Given Homme's laconic singing voice, it's easy for me to remember why I was as into the song as I was. As someone who's rarely partaken in cannabis, I have a hard time understanding what the term "stoner rock" actually means. But I know a song that fits my personality when I hear it. And Queens of the Stone Age's brand of dry subversiveness struck a chord with me at a time when I needed someone or something that I could turn my mind off to. I remember coming home one day in September 2002 feeling really depressed, only to turn the TV on to the video for "No One Knows". I don't know what exactly the song did for me in that moment, only that I wanted to chase that feeling as long as I could.

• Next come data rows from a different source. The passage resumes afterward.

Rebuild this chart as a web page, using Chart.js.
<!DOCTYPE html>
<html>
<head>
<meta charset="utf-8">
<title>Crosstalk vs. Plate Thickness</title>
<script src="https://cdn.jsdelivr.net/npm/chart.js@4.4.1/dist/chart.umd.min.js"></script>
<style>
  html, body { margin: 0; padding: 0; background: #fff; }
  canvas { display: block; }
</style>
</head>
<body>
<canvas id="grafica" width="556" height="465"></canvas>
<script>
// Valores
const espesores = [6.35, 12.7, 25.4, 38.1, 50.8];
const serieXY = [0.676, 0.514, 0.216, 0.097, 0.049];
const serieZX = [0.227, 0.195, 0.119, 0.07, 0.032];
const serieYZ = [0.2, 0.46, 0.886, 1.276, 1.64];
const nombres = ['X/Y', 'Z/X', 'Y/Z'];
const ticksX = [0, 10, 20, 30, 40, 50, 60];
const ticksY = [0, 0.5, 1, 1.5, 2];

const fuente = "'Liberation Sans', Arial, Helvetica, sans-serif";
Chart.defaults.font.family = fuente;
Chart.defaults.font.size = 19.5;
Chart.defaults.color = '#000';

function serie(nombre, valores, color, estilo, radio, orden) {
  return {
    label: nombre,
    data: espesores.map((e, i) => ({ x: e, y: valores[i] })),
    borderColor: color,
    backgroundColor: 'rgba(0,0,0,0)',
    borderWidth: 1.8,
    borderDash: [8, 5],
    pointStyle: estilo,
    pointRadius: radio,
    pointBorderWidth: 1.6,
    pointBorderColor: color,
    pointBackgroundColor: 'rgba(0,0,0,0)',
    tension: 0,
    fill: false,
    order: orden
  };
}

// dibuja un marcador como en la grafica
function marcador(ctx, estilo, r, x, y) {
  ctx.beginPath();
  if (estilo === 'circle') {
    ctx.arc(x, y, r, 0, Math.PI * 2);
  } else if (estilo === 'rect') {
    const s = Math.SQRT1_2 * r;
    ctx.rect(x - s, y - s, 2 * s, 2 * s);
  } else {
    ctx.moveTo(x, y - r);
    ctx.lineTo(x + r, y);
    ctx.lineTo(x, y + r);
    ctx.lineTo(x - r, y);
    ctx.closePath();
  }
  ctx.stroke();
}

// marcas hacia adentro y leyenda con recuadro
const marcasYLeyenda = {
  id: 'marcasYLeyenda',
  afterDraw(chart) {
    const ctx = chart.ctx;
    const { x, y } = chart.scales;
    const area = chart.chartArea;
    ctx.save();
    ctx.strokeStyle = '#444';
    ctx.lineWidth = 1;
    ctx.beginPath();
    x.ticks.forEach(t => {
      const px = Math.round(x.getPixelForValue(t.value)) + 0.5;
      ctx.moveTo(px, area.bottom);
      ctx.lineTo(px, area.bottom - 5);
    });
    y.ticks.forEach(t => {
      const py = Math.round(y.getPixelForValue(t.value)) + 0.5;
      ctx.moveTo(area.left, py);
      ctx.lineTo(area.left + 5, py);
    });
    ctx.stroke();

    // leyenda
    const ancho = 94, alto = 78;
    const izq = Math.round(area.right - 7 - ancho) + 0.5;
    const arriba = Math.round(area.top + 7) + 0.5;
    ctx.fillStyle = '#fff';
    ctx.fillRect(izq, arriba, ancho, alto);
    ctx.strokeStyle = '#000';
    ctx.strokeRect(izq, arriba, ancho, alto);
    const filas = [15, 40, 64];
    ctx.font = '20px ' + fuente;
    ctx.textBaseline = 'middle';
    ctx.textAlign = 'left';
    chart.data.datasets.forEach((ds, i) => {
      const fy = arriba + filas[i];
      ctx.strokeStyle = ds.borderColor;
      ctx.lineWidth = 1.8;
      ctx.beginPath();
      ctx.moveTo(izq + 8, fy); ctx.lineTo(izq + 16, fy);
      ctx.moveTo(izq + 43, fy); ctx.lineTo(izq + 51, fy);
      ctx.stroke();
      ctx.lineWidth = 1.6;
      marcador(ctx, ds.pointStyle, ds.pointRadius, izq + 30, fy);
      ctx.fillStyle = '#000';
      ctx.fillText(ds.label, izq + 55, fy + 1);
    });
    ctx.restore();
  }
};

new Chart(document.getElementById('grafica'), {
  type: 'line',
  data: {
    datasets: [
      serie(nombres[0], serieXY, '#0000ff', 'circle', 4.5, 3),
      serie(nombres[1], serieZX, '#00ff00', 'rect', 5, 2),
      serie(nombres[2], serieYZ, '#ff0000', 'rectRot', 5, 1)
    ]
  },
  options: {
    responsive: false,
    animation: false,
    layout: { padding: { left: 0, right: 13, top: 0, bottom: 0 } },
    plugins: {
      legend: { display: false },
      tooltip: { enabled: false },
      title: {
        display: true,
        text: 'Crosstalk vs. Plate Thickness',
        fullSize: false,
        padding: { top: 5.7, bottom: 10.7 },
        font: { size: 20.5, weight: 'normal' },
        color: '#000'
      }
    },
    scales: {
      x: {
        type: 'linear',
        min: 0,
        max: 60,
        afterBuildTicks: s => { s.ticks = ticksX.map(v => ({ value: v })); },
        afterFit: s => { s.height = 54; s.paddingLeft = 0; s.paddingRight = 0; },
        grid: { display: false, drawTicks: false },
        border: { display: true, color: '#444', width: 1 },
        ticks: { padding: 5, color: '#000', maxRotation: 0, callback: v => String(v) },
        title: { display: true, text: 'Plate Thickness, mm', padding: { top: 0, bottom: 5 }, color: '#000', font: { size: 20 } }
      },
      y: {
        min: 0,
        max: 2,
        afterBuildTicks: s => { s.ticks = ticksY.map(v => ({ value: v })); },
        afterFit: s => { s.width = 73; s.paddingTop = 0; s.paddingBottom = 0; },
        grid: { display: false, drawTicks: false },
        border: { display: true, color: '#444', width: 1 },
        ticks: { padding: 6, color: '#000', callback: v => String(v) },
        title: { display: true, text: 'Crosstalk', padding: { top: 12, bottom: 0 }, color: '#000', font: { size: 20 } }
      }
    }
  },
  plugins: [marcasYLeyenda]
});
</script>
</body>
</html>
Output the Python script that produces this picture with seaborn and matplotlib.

Let's talk about the video for "No One Knows". It's honestly a classic, in my mind. The band initially recruited Michel Gondry, a prolific French video director at that point, to direct the video, but Dean Kerr took over midway through filming. The band (minus Dave Grohl) are driving down a dark road when they hit a deer. It seems like the deer is dead, only for it to come to and take the upper hand, knocking out the members of the band. It ties them to the front of the car, and drives them to its house, where it mounts their heads on its wall.


It's fucking brilliant. Everything from the way the band members stare at the deer as it bitch-slaps them into unconsciousness, to the neutral expressions they have as trophies on the deer's wall is just some kind of deadpan comedy. As someone who was feeling quite uncertain about his future, a video like that made a world of difference in my life.


"No One Knows" proved to be the biggest hit of Queens of the Stone Age's career. The song topped the Modern Rock chart, and peaked at #51 on the Hot 100. On my top 40, the song spent a ridiculous 41 weeks on the chart; it was only the second song to break the 40-week mark to that point, after Lifehouse's "Hanging by a Moment".


The song helped do some serious business for Songs for the Deaf. The album reached the top 20 of Billboard's album chart, and ultimately moved over a million copies. It wasn't done cranking out songs that I enjoyed, either. We will see Queens of the Stone Age again in this column soon.


EXTRAS

In 2007, Mark Ronson recorded a cover of "No One Knows" with the singer Domino, and released it as a B-side to his cover of The Smiths' "Stop Me if You Think That You've Heard This One Before". Here it is:



(Mark Ronson's biggest hit on my chart, his 2019 Angel Olsen collaboration "True Blue", peaked at #3. Angel Olsen will eventually appear in this column.)

Here's English indie rock band The Vaccines' 2021 cover of "No One Knows":



THE NUMBER TWOS

Audioslave's bombastic debut single, "Cochise", peaked at #2 behind "No One Knows". I've been drinking life, while you've been nauseous; and so I drink to health.